What the Teacher Did Next

Life after Burnout

I’m not officially unemployed yet (just one signature away), but today is the day that my class find out that I won’t be teaching them anymore.  Some of them will be indifferent to this, one or two may be pleased, but others – the ones who need some stability in their lives – are going to feel like I walked out on them….because I did.  I walked out on them.  I didn’t want to.  I just had nothing left to give.

They’re a lively bunch, but it didn’t take long for them to get under my skin.  There are so many conflicting pressures in teaching, but I tried to make those relationships a priority, I really did.  So today I feel guilty.

I’ve only recently begun to open up about my depression and anxiety.  It’s been stalking me for the past year (with increasingly malicious intent), but apart from my husband and my GP, I didn’t tell anybody.  Heartbreakingly, my own children worked it out for themselves – I guess it’s hard not to notice when your mum keeps bursting into tears during mealtimes. Of course this only adds to the guilt. Other people knew I was feeling stressed, but stress is so endemic in today’s society, it barely registers.  I worked hard to hide the extent to which I was struggling until it reached crisis point, and by then it was too late to save my job.

The question is; would things have worked out differently if I’d opened up earlier?  I’m not so sure.  I’ve suffered low moods before, but nothing that I couldn’t come back from with a bit of CBT based self-help.  This was the first time I’d been unable to dig myself out of the hole, so turning to medication was a big deal for me (maybe this is just me buying into the stigma, I don’t know).  But when you start talking to people more openly, you find it’s actually a pretty standard coping mechanism these days.

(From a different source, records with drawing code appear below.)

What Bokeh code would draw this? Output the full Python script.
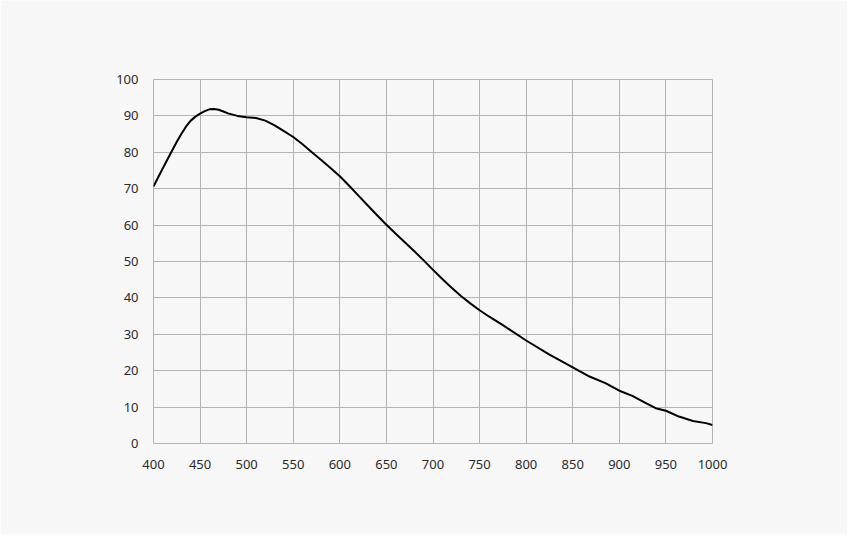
from bokeh.plotting import figure
from bokeh.models import Range1d, FixedTicker
from bokeh.embed import file_html
from bokeh.resources import INLINE

wavelength = [400, 410, 420, 425, 430, 435, 440, 445, 450, 455, 460, 465, 470, 475, 480,
              490, 500, 510, 520, 530, 540, 550, 560, 570, 580, 590, 600, 610, 620, 630,
              640, 650, 660, 670, 680, 690, 700, 710, 720, 730, 740, 750, 760, 775, 800,
              825, 850, 868, 885, 900, 914, 927, 939, 950, 964, 979, 993, 1000]
qe = [70.6, 75.6, 80.5, 82.9, 85.1, 87.1, 88.7, 89.8, 90.6, 91.3, 91.8, 91.9, 91.7, 91.2, 90.7,
      90.0, 89.6, 89.4, 88.7, 87.4, 85.8, 84.2, 82.2, 80.0, 77.9, 75.7, 73.4, 70.8, 68.1, 65.4,
      62.7, 60.1, 57.6, 55.2, 52.8, 50.3, 47.7, 45.2, 42.8, 40.5, 38.5, 36.6, 34.9, 32.5, 28.3,
      24.4, 20.9, 18.4, 16.6, 14.5, 13.1, 11.3, 9.7, 9.0, 7.4, 6.2, 5.6, 5.1]
x_ticks = [400, 450, 500, 550, 600, 650, 700, 750, 800, 850, 900, 950, 1000]
y_ticks = [0, 10, 20, 30, 40, 50, 60, 70, 80, 90, 100]

BG = "#f7f7f7"
GRID = "#b4b4b4"

p = figure(width=847, height=534, output_backend="svg", toolbar_location=None,
           x_range=Range1d(400, 1000), y_range=Range1d(0, 100),
           min_border_left=153, min_border_right=135, min_border_top=79, min_border_bottom=91)
p.background_fill_color = BG
p.border_fill_color = BG
p.outline_line_color = GRID
p.outline_line_width = 1

p.line(wavelength, qe, line_color="black", line_width=2, line_join="round")

for ax in (p.xaxis, p.yaxis):
    ax.axis_line_color = None
    ax.major_tick_line_color = None
    ax.minor_tick_line_color = None
    ax.major_label_text_font = "Noto Sans"
    ax.major_label_text_font_size = "13px"
    ax.major_label_text_color = "#2a2a2a"
p.xaxis.major_label_standoff = 10
p.yaxis.major_label_standoff = 9
p.xaxis.ticker = FixedTicker(ticks=x_ticks)
p.yaxis.ticker = FixedTicker(ticks=y_ticks)
p.xgrid.ticker = FixedTicker(ticks=x_ticks)
p.ygrid.ticker = FixedTicker(ticks=y_ticks)
for g in (p.xgrid, p.ygrid):
    g.grid_line_color = GRID
    g.grid_line_width = 1

html = file_html(p, INLINE)
html = html.replace("<body>", '<body style="background:%s">' % BG, 1)
open("out.html", "w").write(html)
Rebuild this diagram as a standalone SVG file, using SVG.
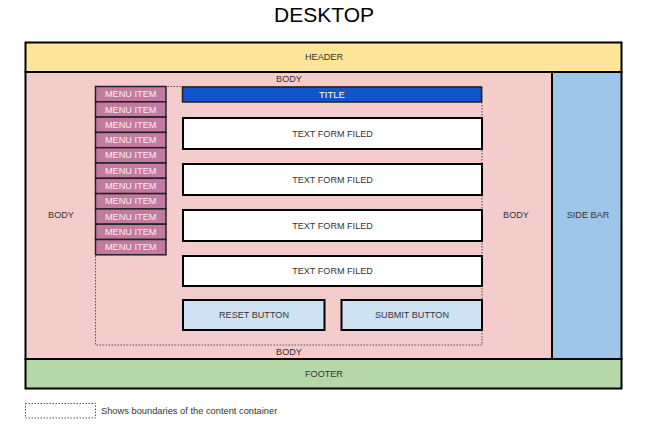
<svg xmlns="http://www.w3.org/2000/svg" width="651" height="434" viewBox="0 0 651 434">
<style>
text{font-family:"Liberation Sans",Arial,sans-serif;font-size:9.1px;fill:#333;text-anchor:middle;dominant-baseline:central}
.box{stroke:#000;stroke-width:2}
.menu rect{fill:#c27ba0;stroke:#222;stroke-width:1.5}
.menu text{fill:#f8eef4;font-size:9.2px}
.field{fill:#fff;stroke:#000;stroke-width:2}
.btn{fill:#cfe2f3;stroke:#000;stroke-width:2}
.dot{fill:none;stroke:#555;stroke-width:1;stroke-dasharray:1.5 1.5}
</style>
<rect width="651" height="434" fill="#fff"/>
<text x="324" y="14" style="font-size:21px;fill:#000">DESKTOP</text>
<g id="header"><rect class="box" x="25.5" y="42.5" width="596" height="29.5" fill="#ffe599"/><text x="324" y="57">HEADER</text></g>
<g id="body"><rect class="box" x="25.5" y="72" width="526.5" height="287" fill="#f4cccc"/>
<text x="61" y="215">BODY</text><text x="516" y="215">BODY</text><text x="289" y="79">BODY</text><text x="289" y="352">BODY</text></g>
<g id="sidebar"><rect class="box" x="552" y="72" width="69.5" height="287" fill="#9fc5e8"/><text x="588" y="215">SIDE BAR</text></g>
<g id="footer"><rect class="box" x="25.5" y="359" width="596" height="29.5" fill="#b6d7a8"/><text x="324" y="374">FOOTER</text></g>
<g id="container"><rect class="dot" x="95.5" y="86.5" width="386.5" height="258.5"/></g>
<g id="menu" class="menu">
<rect x="95.5" y="86.5" width="70.5" height="15.3"/><text x="130.7" y="94.2">MENU ITEM</text>
<rect x="95.5" y="101.8" width="70.5" height="15.3"/><text x="130.7" y="109.5">MENU ITEM</text>
<rect x="95.5" y="117.1" width="70.5" height="15.3"/><text x="130.7" y="124.8">MENU ITEM</text>
<rect x="95.5" y="132.4" width="70.5" height="15.3"/><text x="130.7" y="140.1">MENU ITEM</text>
<rect x="95.5" y="147.7" width="70.5" height="15.3"/><text x="130.7" y="155.4">MENU ITEM</text>
<rect x="95.5" y="163" width="70.5" height="15.3"/><text x="130.7" y="170.7">MENU ITEM</text>
<rect x="95.5" y="178.3" width="70.5" height="15.3"/><text x="130.7" y="186">MENU ITEM</text>
<rect x="95.5" y="193.6" width="70.5" height="15.3"/><text x="130.7" y="201.3">MENU ITEM</text>
<rect x="95.5" y="208.9" width="70.5" height="15.3"/><text x="130.7" y="216.6">MENU ITEM</text>
<rect x="95.5" y="224.2" width="70.5" height="15.3"/><text x="130.7" y="231.9">MENU ITEM</text>
<rect x="95.5" y="239.5" width="70.5" height="15.3"/><text x="130.7" y="247.2">MENU ITEM</text>
</g>
<g id="title"><rect x="182.5" y="87" width="299" height="15" fill="#1155cc" stroke="#222" stroke-width="1.5"/><text x="332" y="94.5" style="fill:#fff;font-size:9.5px">TITLE</text></g>
<g id="field1"><rect class="field" x="183" y="118" width="299" height="31"/><text x="332.5" y="133.5">TEXT FORM FILED</text></g>
<g id="field2"><rect class="field" x="183" y="164" width="299" height="31"/><text x="332.5" y="179.5">TEXT FORM FILED</text></g>
<g id="field3"><rect class="field" x="183" y="210" width="299" height="31"/><text x="332.5" y="225.5">TEXT FORM FILED</text></g>
<g id="field4"><rect class="field" x="183" y="256" width="299" height="30"/><text x="332.5" y="271">TEXT FORM FILED</text></g>
<g id="reset"><rect class="btn" x="183" y="300" width="141.5" height="30"/><text x="254" y="315">RESET BUTTON</text></g>
<g id="submit"><rect class="btn" x="341.5" y="300" width="140.5" height="30"/><text x="412" y="315">SUBMIT BUTTON</text></g>
<g id="legend"><rect class="dot" x="25.5" y="403.5" width="70" height="14.5"/><text x="101" y="411" style="text-anchor:start;font-size:9.3px">Shows boundaries of the content container</text></g>
<g id="connectors"></g>
</svg>
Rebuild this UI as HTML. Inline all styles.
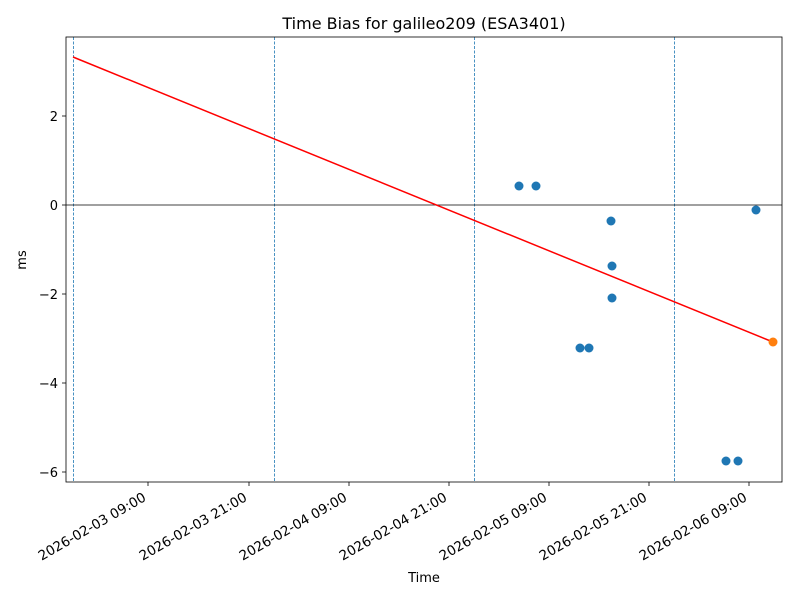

It seems that teaching has become a sink or swim profession: you can either hack it, or you can’t.  Those who can’t have three options available to them: use anti-depressants or some other buoyancy aid to keep afloat; get out of the water; or drown.  I’ve only been in teaching for 4 years, but have already seen too many colleagues go under.

There seem to be three different schools of thought as to why this is:

  1. The pressures teachers face today are unsustainable
  2. Teachers need to take more responsibility for self-care
  3. Teaching is not for everyone (AKA Not everyone is cut out for teaching OR Teaching is a unique profession)

Personally, whilst I think teachers need to ensure that they prioritise self-care (see my post on Teacher Burnout: The Little House of Blame), the demands of the job sometimes make this feel impossible.

The argument I find the most worrying is that teaching is not for everyone.  Not only does this imply that the teachers who go under do so because of some flaw in their character, it also suggests that the current workload and pressures are entirely reasonable.

Am I happy for the teachers who love their work and can maintain some sort of work-life-balance into the bargain?  Of course I am.  But that doesn’t mean that they were born to teach and the rest of us are imposters: doomed to fail, due to our own inadequacies.  The problems faced by teachers are systemic.  We can only overcome them if we stick together.  If a teacher is struggling, throw them a lifeline.  Swimming upstream is exhausting and even the strongest swimmers tire eventually.